Stated goal: Without the pictures, print the lines running from the beginning of the material to the line containing "const asDate = d", both ends included.

====== Dataset content

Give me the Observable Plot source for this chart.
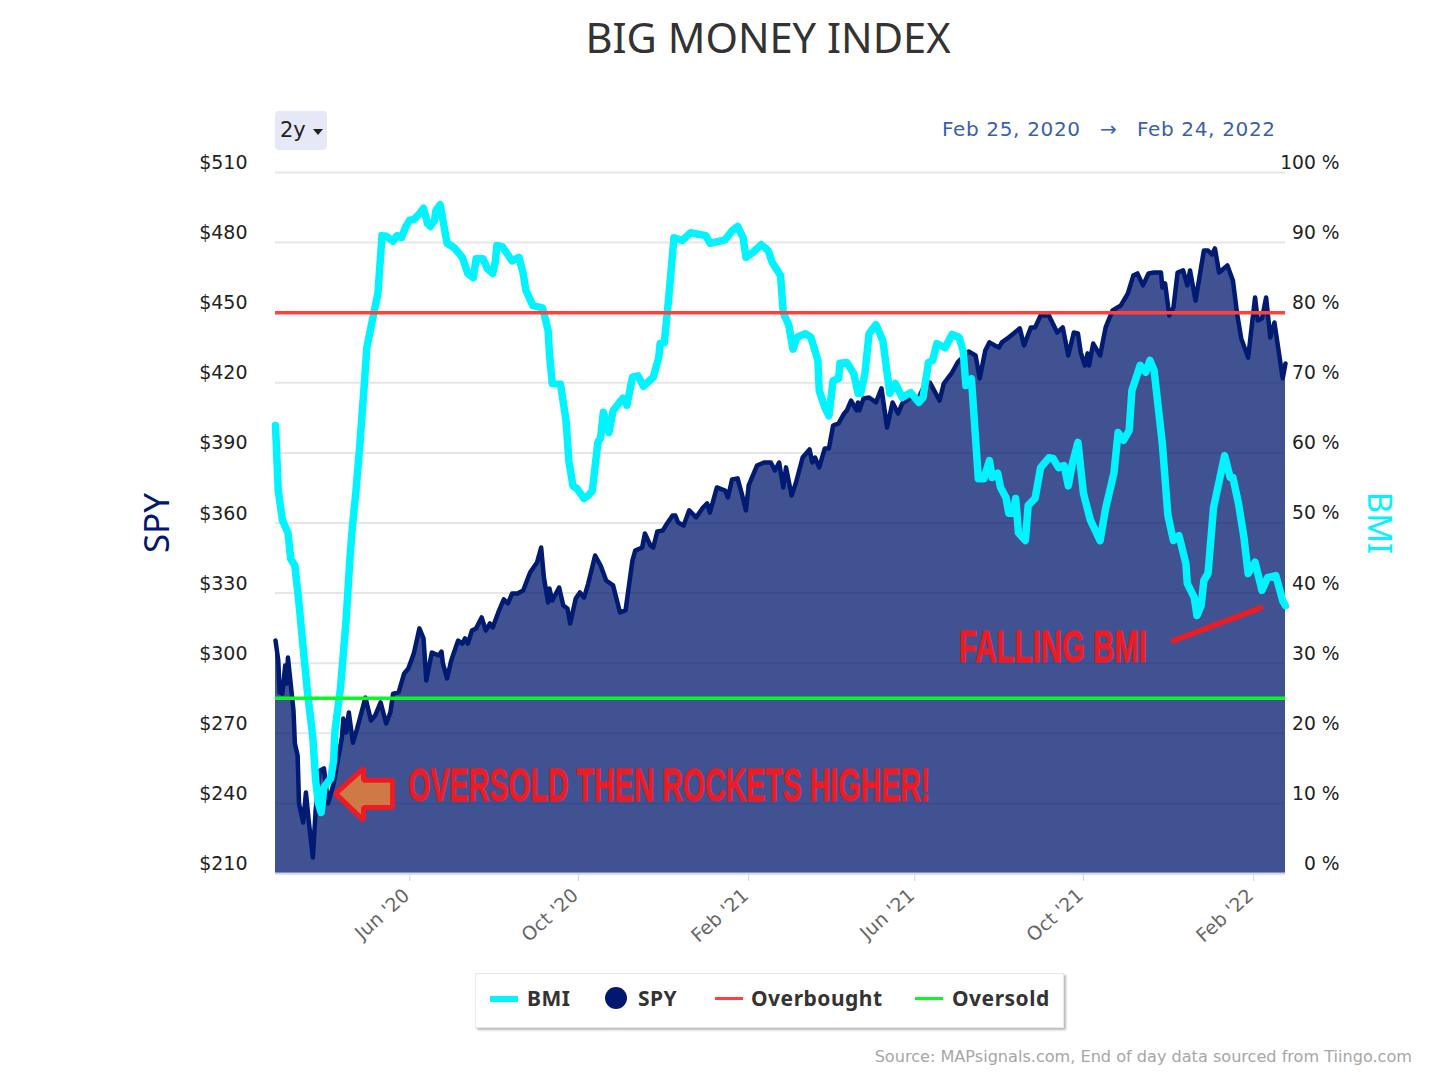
<!DOCTYPE html>
<html><head><meta charset="utf-8">
<script src="https://cdn.jsdelivr.net/npm/d3@7"></script>
<script src="https://cdn.jsdelivr.net/npm/@observablehq/plot@0.6"></script>
<style>
html,body{margin:0;padding:0;background:#fff;overflow:hidden}
#page{position:relative;width:1430px;height:1072px;font-family:"DejaVu Sans",sans-serif}
#page svg{position:absolute;left:0;top:0}
.ov{position:absolute;white-space:nowrap}
#title{left:0;width:1536px;top:9px;text-align:center;font:400 41.6px "Noto Sans";color:#333}
.range{top:117px;font-size:20px;letter-spacing:.65px;color:#3a5fad}
#btn{left:275px;top:111px;width:52px;height:39px;background:#e6e9f5;border-radius:4px;font-size:21px;color:#222;line-height:39px;text-indent:5px}
#btn i{display:inline-block;width:0;height:0;border:5px solid transparent;border-top:6px solid #222;border-bottom:0;margin-left:7px;vertical-align:2px}
.at{transform-origin:center;font-family:"Noto Sans"}
#legend{left:475px;top:973px;width:587px;height:53px;background:#fff;border:1px solid #e8e8e8;box-shadow:2px 2px 2px #bbb}
.li{position:absolute;top:10px;font:700 21px "Noto Sans";letter-spacing:.5px;color:#333}
.sw{position:absolute}
#src{right:18px;top:1047px;font-size:16.1px;color:#a6a6a6}
</style></head><body><div id="page"></div>
<script>
const startDate = Date.UTC(2020,1,25), endDate = Date.UTC(2022,1,24);
const asDate = d => new Date(startDate + d*864e5);

const bmiDays = [0,2,5,9,11,14,17,20,23,27,29,31,33,35,40,42,43,47,51,54,56,58,61,64,66,71,74,77,80,85,88,91,94,97,100,104,107,110,112,115,116,119,121,124,129,135,139,143,145,150,153,157,159,160,164,171,176,179,181,186,193,197,198,200,206,210,212,215,218,223,226,229,233,235,237,241,244,251,254,258,262,266,273,277,278,281,284,288,294,300,311,314,325,330,334,338,340,345,351,356,359,365,367,371,374,377,383,387,392,393,397,400,403,407,408,413,418,421,423,426,429,434,439,444,448,453,459,465,468,472,475,478,484,489,494,497,499,503,508,512,516,518,522,524,528,530,533,535,537,542,544,549,553,559,562,566,570,573,576,580,584,589,596,600,606,609,613,617,619,625,629,632,635,641,645,649,653,658,659,664,666,669,671,674,678,686,690,692,696,700,703,708,713,717,723,728,730];
const bmiValues = [63.9,54.6,50.4,48.6,44.9,43.9,38.5,32.2,26.1,19.4,13.3,10.0,8.7,12.3,13.6,16.1,20.4,26.5,36.1,45.6,50.4,54.2,61.3,69.3,75.0,79.9,82.7,91.0,90.9,90.2,91.0,90.7,92.2,93.2,93.3,94.1,94.9,92.7,92.3,93.2,94.6,95.4,93.2,89.9,89.3,87.9,85.6,85.0,87.7,87.7,86.3,85.6,87.4,89.6,89.4,87.4,87.9,85.6,83.2,81.0,80.7,77.5,74.2,69.9,69.8,64.6,58.9,55.3,54.9,53.5,53.9,54.6,61.5,62.2,65.8,62.9,66.0,67.8,66.8,70.8,71.0,69.5,70.8,73.6,75.6,75.7,81.7,90.7,90.3,91.4,91.0,89.9,90.4,91.7,92.3,90.7,87.9,88.6,89.7,88.9,87.2,85.3,80.0,78.2,74.8,76.5,77.0,76.5,73.2,68.9,66.5,65.3,70.3,70.6,72.8,72.9,71.3,68.5,68.5,71.3,77.0,78.3,76.0,68.5,69.9,67.9,68.6,67.2,67.9,72.9,73.2,75.6,75.0,76.9,76.5,74.6,69.6,70.6,56.3,56.3,58.9,56.5,57.1,55.1,53.6,51.4,51.4,53.5,48.6,47.5,52.5,53.5,57.9,59.3,59.2,57.9,58.2,55.3,58.5,61.5,54.2,50.4,47.5,52.1,57.1,62.9,61.8,63.2,68.9,72.5,71.5,73.2,71.8,61.3,51.1,47.5,48.2,44.2,41.4,39.4,36.8,38.2,41.8,42.8,52.2,59.6,56.5,56.5,52.8,47.9,42.8,44.4,40.4,42.2,42.5,38.9,38.2];

const spyDays = [0,2,3,5,7,8,9,13,14,16,17,20,22,24,27,29,32,35,38,42,48,49,51,53,56,59,65,69,72,76,80,83,85,89,93,96,100,104,107,109,113,118,120,121,124,127,132,135,137,139,142,145,149,152,155,157,161,165,168,171,175,179,184,189,192,194,197,198,200,205,208,211,213,217,220,223,226,231,235,239,244,249,253,258,260,265,267,271,273,276,280,283,287,289,291,295,299,304,309,312,314,319,325,327,330,334,337,340,342,348,353,358,361,364,367,369,373,376,381,386,388,390,393,397,400,403,407,411,413,416,420,421,422,425,429,434,438,442,446,450,453,459,465,468,473,480,483,489,493,501,506,509,513,516,520,523,525,529,538,541,546,549,553,559,565,569,573,577,580,582,585,587,588,591,596,600,605,611,616,620,623,627,631,635,640,641,643,646,649,652,656,659,661,665,671,674,677,679,682,688,692,695,698,703,708,710,713,716,719,722,728,730];
const spyValues = [309.7,301.2,287.5,287,299,291.3,302.4,279.8,265.6,260.5,240,231.8,244.7,232.7,216.8,237,254,255,240,248.5,268.2,276.3,270.3,278.9,266,272,285.3,275.5,277.6,283.2,274.2,278.9,287,287.5,295.6,297.7,304.2,314.9,310.6,292.6,304.6,303.3,305,299.9,293.5,301.2,309.7,308.4,310.6,308.4,314,314.9,319.6,314,317,315.3,321.7,327.3,325.6,329.8,329.8,331.1,338.8,343.1,349.5,336.7,326,332,326.8,332.4,324.7,323.4,317,327.7,330.3,328.1,334.1,346.1,341.8,335.4,333.3,321.7,322.6,344,348.2,349.5,355.5,350.4,349.5,356.4,356.8,359.8,363.2,363.2,360.2,358.9,365.4,362.4,366.6,368.4,364.5,375.2,373.9,370.9,378.6,379.1,372.6,365.4,376.1,384.6,385.9,385.9,382.5,385.9,375.2,383.8,371.8,376.9,388,391.5,385.9,388,383.8,391.9,391.9,401.7,402.6,406.9,408.2,412.4,408.2,411.6,408.2,413.3,413.7,411.6,417.6,400.9,411.6,406.9,411.2,413.7,413.7,417.6,420.1,412.4,419.7,424.4,428.7,433.4,431.7,421.9,433.8,437.3,436,435.1,437.3,439,443.3,436,443.7,443.7,448.8,448.8,441.5,443.7,431.7,441.5,441.1,433,427.4,432.6,427.4,436.8,431.7,443.7,451,453.1,458.2,465.9,466.8,461.7,466.8,467.2,467.2,460.8,462.5,448.8,452.2,467.2,468.1,461.7,468.1,455.2,476.6,476.6,474.9,477.5,467.2,470.2,463.8,449.7,439,430.8,456.5,446.7,447.5,456.5,439.4,445.8,421.9,428.3];

const leftTicks = [210,240,270,300,330,360,390,420,450,480,510];
const rightTickLabels = ["0 %","10 %","20 %","30 %","40 %","50 %","60 %","70 %","80 %","90 %","100 %"];
const xTickDates = ["2020-06-01","2020-10-01","2021-02-01","2021-06-01","2021-10-01","2022-02-01"];
const xTickLabels = ["Jun '20","Oct '20","Feb '21","Jun '21","Oct '21","Feb '22"];
const overbought = 80, oversold = 25;

const arrowDays = [43.4,63.6,63.6,84.6,84.6,63.6,63.6,43.4];
const arrowPct  = [11.4,15,13.3,13.3,9.4,9.4,7.6,11.4];
const slashDays = [649,712];
const slashPct  = [33.2,37.9];

const pctToSpy = p => 210 + p*3;
const bmi = bmiDays.map((d,i)=>({date:asDate(d),v:pctToSpy(bmiValues[i])}));
const spy = spyDays.map((d,i)=>({date:asDate(d),v:spyValues[i]}));
const arrow = arrowDays.map((d,i)=>({date:asDate(d),v:pctToSpy(arrowPct[i])}));
const slash = slashDays.map((d,i)=>({date:asDate(d),v:pctToSpy(slashPct[i])}));
const xTicks = xTickDates.map(s=>new Date(s));
const red = "#ed1c24";

const chart = Plot.plot({
  width:1430, height:1072,
  marginLeft:275, marginRight:145, marginTop:172, marginBottom:199,
  style:{background:"transparent",fontFamily:"DejaVu Sans"},
  x:{type:"utc",domain:[new Date(startDate),new Date(endDate)]},
  y:{domain:[210,510]},
  marks:[
    Plot.gridY(leftTicks,{stroke:"#e6e6e6",strokeOpacity:1,strokeWidth:2}),
    Plot.areaY(spy,{x:"date",y1:()=>210,y2:"v",fill:"#00186e",fillOpacity:0.75}),
    Plot.line(spy,{x:"date",y:"v",stroke:"#011b72",strokeWidth:4.5}),
    Plot.line(bmi,{x:"date",y:"v",stroke:"#00f3ff",strokeWidth:7.5}),
    Plot.ruleY([pctToSpy(overbought)],{stroke:"#ff4040",strokeWidth:3.5}),
    Plot.ruleY([pctToSpy(oversold)],{stroke:"#0af728",strokeWidth:3.5}),
    Plot.ruleY([210],{stroke:"#ccd6eb",strokeWidth:2}),
    Plot.axisY(leftTicks,{anchor:"left",label:null,tickSize:0,tickPadding:28,dy:-9.5,fontSize:19,fill:"#222",tickFormat:v=>"$"+v}),
    Plot.axisY(leftTicks,{anchor:"right",label:null,tickSize:0,tickPadding:54,textAnchor:"end",dy:-9.5,fontSize:18.7,fill:"#222",tickFormat:(v,i)=>rightTickLabels[i]}),
    Plot.axisX(xTicks,{label:null,tickSize:8,stroke:"#ccd6eb",fill:"none",tickFormat:()=>""}),
    Plot.axisX(xTicks,{label:null,tickSize:0,fill:"#666",fontSize:19,tickRotate:-42,tickPadding:19,dx:-3,tickFormat:(d,i)=>xTickLabels[i]}),
    Plot.line(arrow,{x:"date",y:"v",stroke:red,strokeWidth:5,fill:"#cf7a45",strokeLinejoin:"miter",curve:"linear-closed"}),
    Plot.line(slash,{x:"date",y:"v",stroke:red,strokeWidth:5.5}),
    Plot.text(["OVERSOLD THEN ROCKETS HIGHER!"],{x:()=>asDate(96),y:()=>241,text:d=>d,textAnchor:"start",lineAnchor:"bottom",fill:red,stroke:red,strokeWidth:0.8,fontWeight:"bold",fontFamily:"Liberation Sans",fontSize:47,className:"note-a"}),
    Plot.text(["FALLING BMI"],{x:()=>asDate(494),y:()=>300.3,text:d=>d,textAnchor:"start",lineAnchor:"bottom",fill:red,stroke:red,strokeWidth:0.8,fontWeight:"bold",fontFamily:"Liberation Sans",fontSize:45,className:"note-b"})
  ]
});
d3.select(chart).selectAll(".note-a text").attr("textLength",522).attr("lengthAdjust","spacingAndGlyphs");
d3.select(chart).selectAll(".note-b text").attr("textLength",188).attr("lengthAdjust","spacingAndGlyphs");

const page = document.getElementById("page");
page.append(chart);
const add = (html) => { const t=document.createElement("template"); t.innerHTML=html.trim(); page.append(t.content.firstChild); };
add('<div class="ov" id="title">BIG MONEY INDEX</div>');
add('<div class="ov" id="btn">2y<i></i></div>');
add('<div class="ov range" style="left:942px">Feb 25, 2020</div>');
add('<div class="ov range" style="left:1100px">→</div>');
add('<div class="ov range" style="left:1137px">Feb 24, 2022</div>');
add('<div class="ov at" style="left:155px;top:523px;font-size:35px;color:#00186e;transform:translate(-50%,-50%) rotate(-90deg)">SPY</div>');
add('<div class="ov at" style="left:1380px;top:523px;font-size:33px;color:#00f3ff;transform:translate(-50%,-50%) rotate(90deg)">BMI</div>');
add(`<div class="ov" id="legend">
<div class="sw" style="left:14px;top:22px;width:28px;height:6px;background:#00f3ff"></div><div class="li" style="left:51px">BMI</div>
<div class="sw" style="left:129px;top:13px;width:22px;height:22px;border-radius:50%;background:#00186e"></div><div class="li" style="left:162px">SPY</div>
<div class="sw" style="left:239px;top:23px;width:28px;height:3px;background:#ff4040"></div><div class="li" style="left:275px">Overbought</div>
<div class="sw" style="left:439px;top:23px;width:28px;height:3px;background:#0af728"></div><div class="li" style="left:476px">Oversold</div>
</div>`);
add('<div class="ov" id="src">Source: MAPsignals.com, End of day data sourced from Tiingo.com</div>');
</script></body></html>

============

Worked solution:
Give me the Observable Plot source for this chart.
<!DOCTYPE html>
<html><head><meta charset="utf-8">
<script src="https://cdn.jsdelivr.net/npm/d3@7"></script>
<script src="https://cdn.jsdelivr.net/npm/@observablehq/plot@0.6"></script>
<style>
html,body{margin:0;padding:0;background:#fff;overflow:hidden}
#page{position:relative;width:1430px;height:1072px;font-family:"DejaVu Sans",sans-serif}
#page svg{position:absolute;left:0;top:0}
.ov{position:absolute;white-space:nowrap}
#title{left:0;width:1536px;top:9px;text-align:center;font:400 41.6px "Noto Sans";color:#333}
.range{top:117px;font-size:20px;letter-spacing:.65px;color:#3a5fad}
#btn{left:275px;top:111px;width:52px;height:39px;background:#e6e9f5;border-radius:4px;font-size:21px;color:#222;line-height:39px;text-indent:5px}
#btn i{display:inline-block;width:0;height:0;border:5px solid transparent;border-top:6px solid #222;border-bottom:0;margin-left:7px;vertical-align:2px}
.at{transform-origin:center;font-family:"Noto Sans"}
#legend{left:475px;top:973px;width:587px;height:53px;background:#fff;border:1px solid #e8e8e8;box-shadow:2px 2px 2px #bbb}
.li{position:absolute;top:10px;font:700 21px "Noto Sans";letter-spacing:.5px;color:#333}
.sw{position:absolute}
#src{right:18px;top:1047px;font-size:16.1px;color:#a6a6a6}
</style></head><body><div id="page"></div>
<script>
const startDate = Date.UTC(2020,1,25), endDate = Date.UTC(2022,1,24);
const asDate = d => new Date(startDate + d*864e5);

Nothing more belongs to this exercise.